La décision de la Cour de cassation : la limite de la subrogation en matière locative
Saisie de cette affaire, la Cour de cassation a censuré la décision des juges du fond, rappelant un principe essentiel : la présomption de responsabilité du locataire en cas d’incendie, prévue par l’article 1733 du Code civil, ne joue qu’entre le bailleur et le locataire. En conséquence, l’assureur de l’immeuble, qui n’était pas l’assureur du bailleur, ne pouvait pas s’en prévaloir pour exercer un recours contre le locataire.
La Cour de cassation a ainsi jugé que, bien que l’assureur ait indemnisé le bailleur, il ne pouvait pas bénéficier de la présomption de responsabilité mise en place par l’article 1733. En effet, cette présomption repose sur la relation contractuelle de bail et ne peut être étendue à des tiers, même subrogés dans les droits du bailleur. La subrogation de l’assureur dans les droits du bailleur n’a pas pour effet de lui transférer le bénéfice de cette présomption légale.
Les implications de cet arrêt pour les bailleurs et les locataires
Cet arrêt de la Cour de cassation rappelle la spécificité de la présomption de responsabilité du locataire en cas d’incendie. Celle-ci n’est pas une présomption générale applicable à tout tiers, mais une disposition contractuelle qui ne concerne que les rapports entre le locataire et son bailleur. Cette décision est importante car elle met un frein à l’automaticité des recours subrogatoires des assureurs dans le cadre de sinistres locatifs, en particulier lorsqu’il s’agit d’incendies.
Pour les locataires, cet arrêt est protecteur dans la mesure où il limite les possibilités de recours direct des assureurs de l’immeuble. En cas d’incendie, le locataire n’aura pas à faire face à des demandes de remboursement provenant d’un assureur avec lequel il n’a aucune relation contractuelle directe. Cela renforce l’idée que la présomption de responsabilité n’est pas un fardeau illimité pesant sur le locataire, mais qu’elle doit rester cantonnée aux relations avec le bailleur.
Pour les bailleurs, la décision rappelle l’importance de bien structurer leur couverture d’assurance. En effet, si l’assureur de l’immeuble ne peut pas exercer de recours direct contre le locataire, il revient au bailleur de s’assurer qu’il dispose d’une couverture adéquate pour les sinistres impliquant ses locataires, ou de souscrire à des garanties spécifiques pour protéger son bien.

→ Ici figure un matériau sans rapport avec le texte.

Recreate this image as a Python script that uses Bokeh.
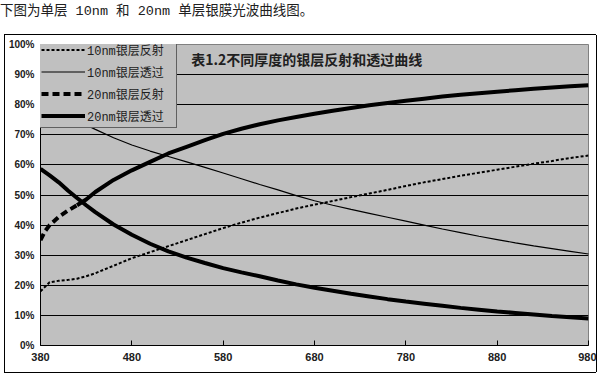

Les conséquences pour les assureurs : une clarification des limites du recours subrogatoire
Pour les assureurs, cet arrêt souligne la nécessité de bien comprendre les mécanismes de subrogation et leurs limites. La subrogation dans les droits du bailleur n’emporte pas le transfert de toutes les prérogatives du bailleur, notamment lorsqu’il s’agit de présomptions de responsabilité qui ne bénéficient qu’à ce dernier.
Il est donc crucial pour les assureurs d’évaluer précisément leurs droits de recours en fonction de la nature des sinistres et des relations contractuelles sous-jacentes. Cet arrêt pourrait encourager les assureurs à adapter leurs contrats et leurs pratiques pour mieux encadrer les recours en cas de sinistres dans des immeubles loués, afin d’éviter des contentieux similaires à l’avenir.
Conclusion
L’arrêt du 15 février 2024 de la Cour de cassation apporte une clarification essentielle sur les limites du recours subrogatoire des assureurs dans le cadre des sinistres locatifs. En rappelant que la présomption de responsabilité du locataire en cas d’incendie ne peut pas être invoquée par l’assureur de l’immeuble, la Cour protège les locataires contre des recours indus et préserve la spécificité des relations contractuelles de bail. Cette décision renforce la nécessité pour les bailleurs de bien structurer leurs contrats d’assurance et pour les assureurs de préciser les contours de leurs droits de recours.